PDF and multimodal parsing services
text chunking and document preprocessing
vector retrieval with Milvus
LangChain orchestration for answer generation
service startup and environment management for local or bundled deployment

That architecture matters because most RAG demos stop at retrieval quality. This project goes one step further and treats deployability and usability as part of the system.

V2.0: Three Selectable OCR Engines

The OCR branch (Multimodal_RAG_OCR) deepens the parsing layer in V2.0 — instead of a single OCR, it offers three swappable engines chosen by layout complexity and accuracy needs:

MinerU — run as the Docker image mineru-vllm:2.5.4 (vLLM backend 0.10.1.1); outputs markdown + bounding boxes for complex-layout PDFs.
DeepSeek-OCR — a VLM-based OCR for table- and formula-dense pages.
PaddleOCR-VL — a 0.9B small VLM (RT-DETR layout detection + ERNIE-4.5-0.3B), lightweight and high-throughput (the vendor quotes ~1.22 pages/s on an A100; not measured here).
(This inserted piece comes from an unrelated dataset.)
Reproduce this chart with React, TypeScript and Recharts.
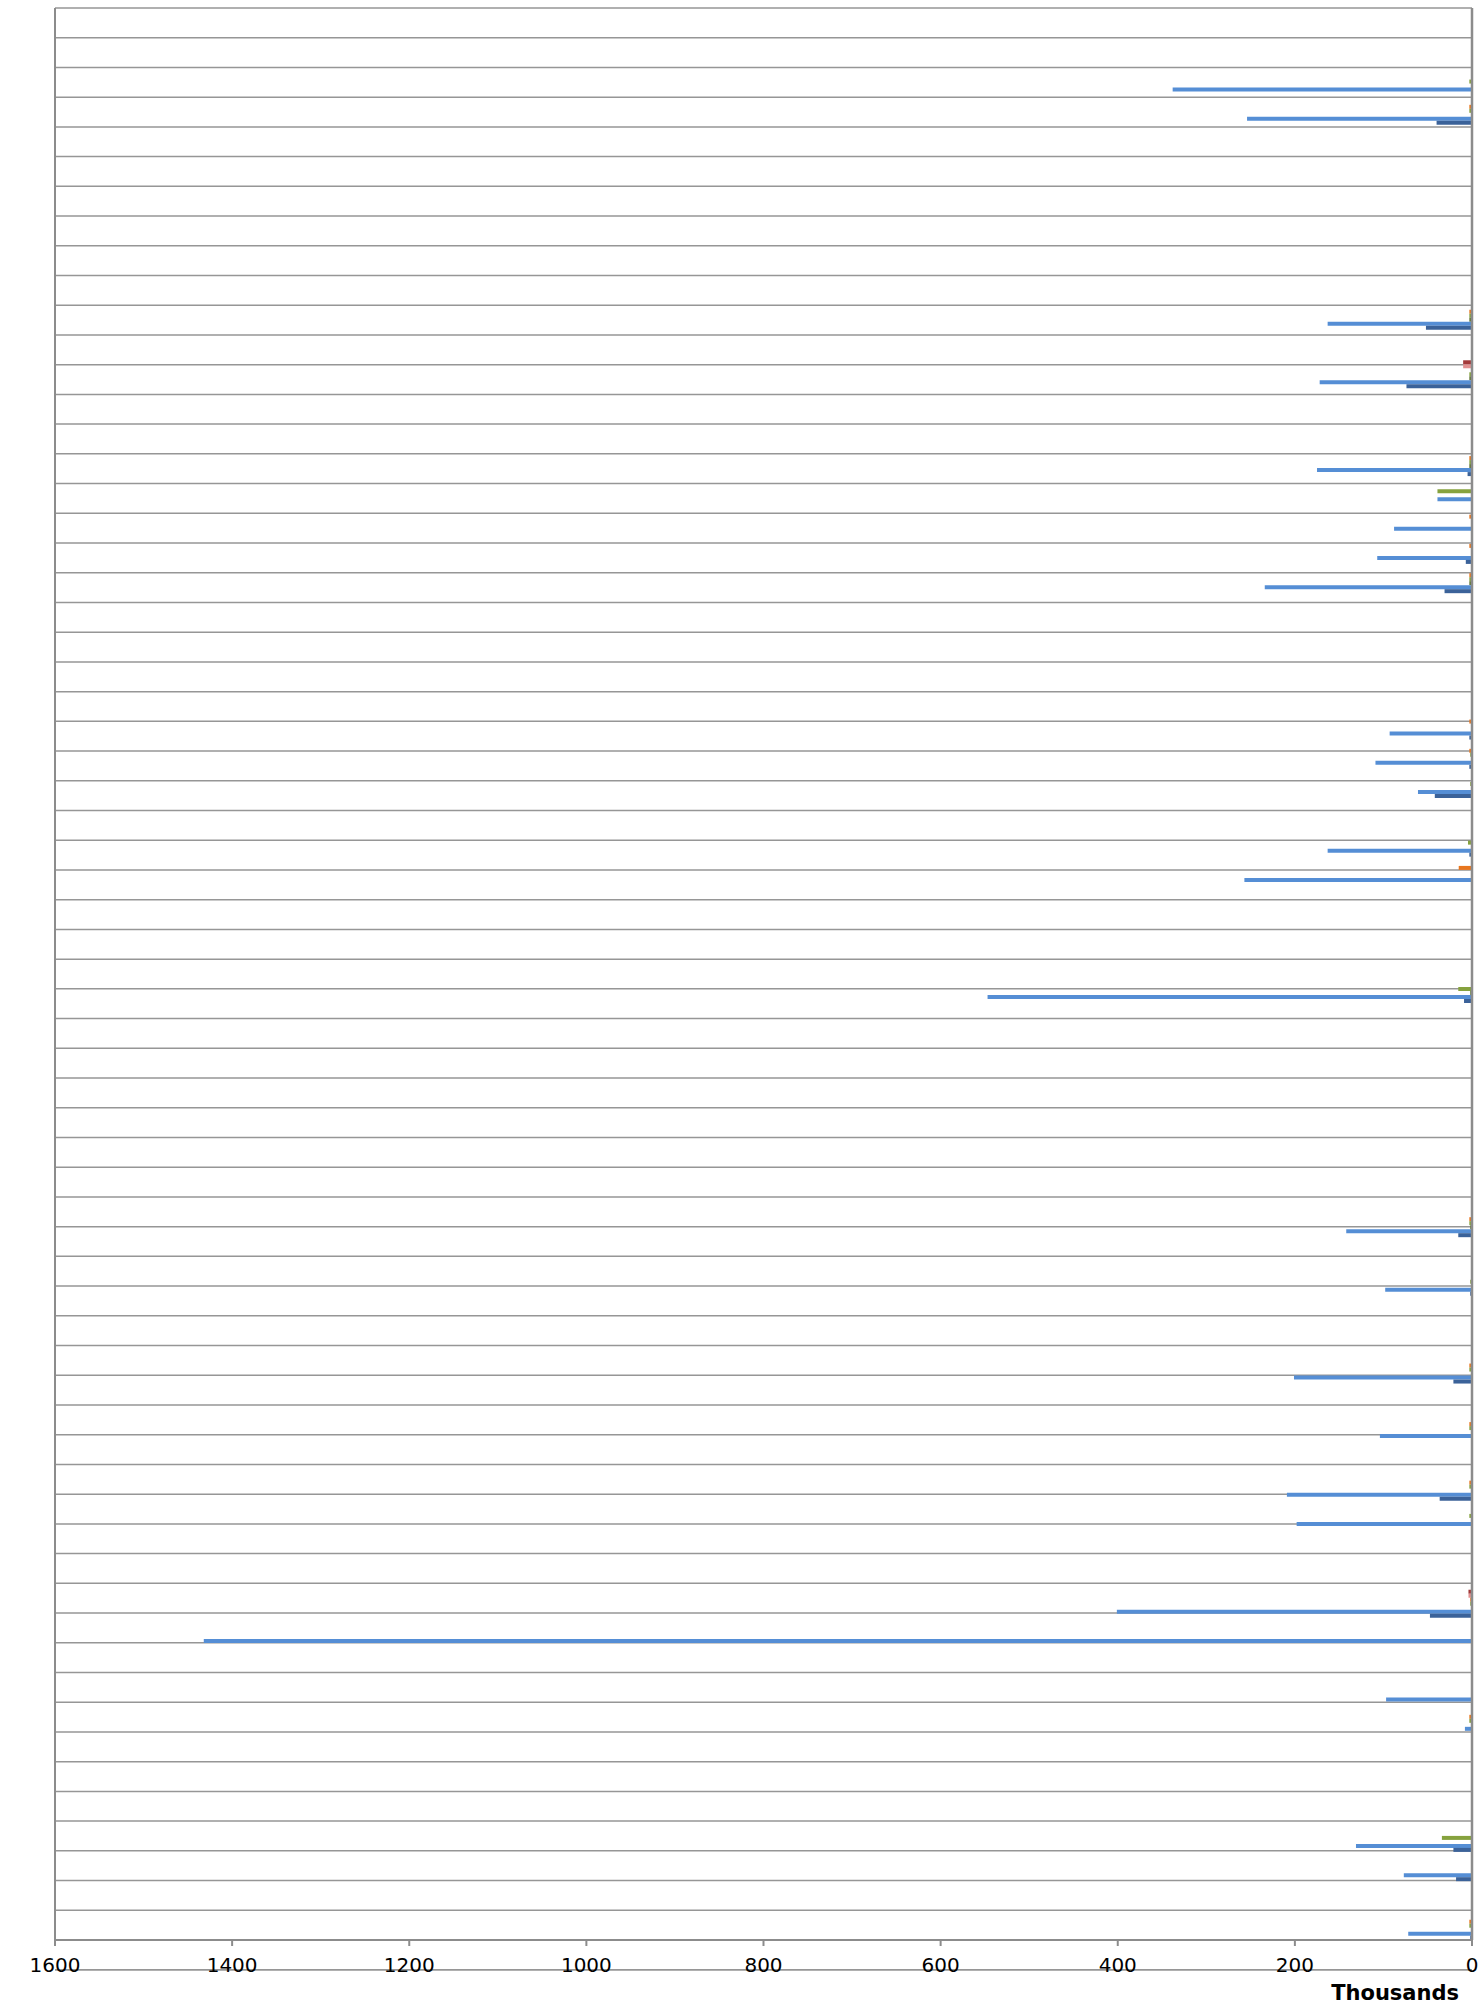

Generation uses Qwen qwen3-vl-plus (DashScope) and embeddings use text-embedding-v4. Crucially, V1 and V2 are one React + Vite frontend, not two sites: src/api/config.ts switches between API_CONFIG.v1 and API_CONFIG.v2 (shared components + conditional render + localStorage), and V2 chunks carry extra metadata (layout_info, has_images, has_page_images) so layout structure enters retrieval.

Why This Project Is Strong

This is one of the best portfolio projects for applied AI roles because it shows:

practical document intelligence use cases
full-stack implementation instead of notebook-only experimentation
multi-service backend thinking
production-adjacent concerns such as startup scripts, environment config, and debugging

UX and Operator Value

For hiring managers, the most useful signal is that the project is understandable from the outside. A visitor can see where a document enters the system, how it becomes indexed, and how the final grounded answer is produced.

That is much stronger than showing only a model API or only a retrieval benchmark.

Demo Strategy

If this project is exposed publicly, the safest and most convincing live-demo mode is:

a small capped document set
one or two preloaded sample files
a retrieval-inspection screen
a controlled chat flow over that indexed content

That lets visitors experience the end-to-end workflow without opening up an unlimited-cost sandbox.

Demo strategy

Recommended public demo format

Expose a capped sandbox with two or three sample documents, visible retrieval chunks, and a grounded chat interface. This preserves the strongest product signal without turning the portfolio site into an unrestricted document-processing endpoint.

Public preview can be enabled later without redesigning the case-study layout

What This Project Signals

full-stack AI application development
document-intelligence product design
multi-service backend architecture
practical RAG systems thinking beyond toy demos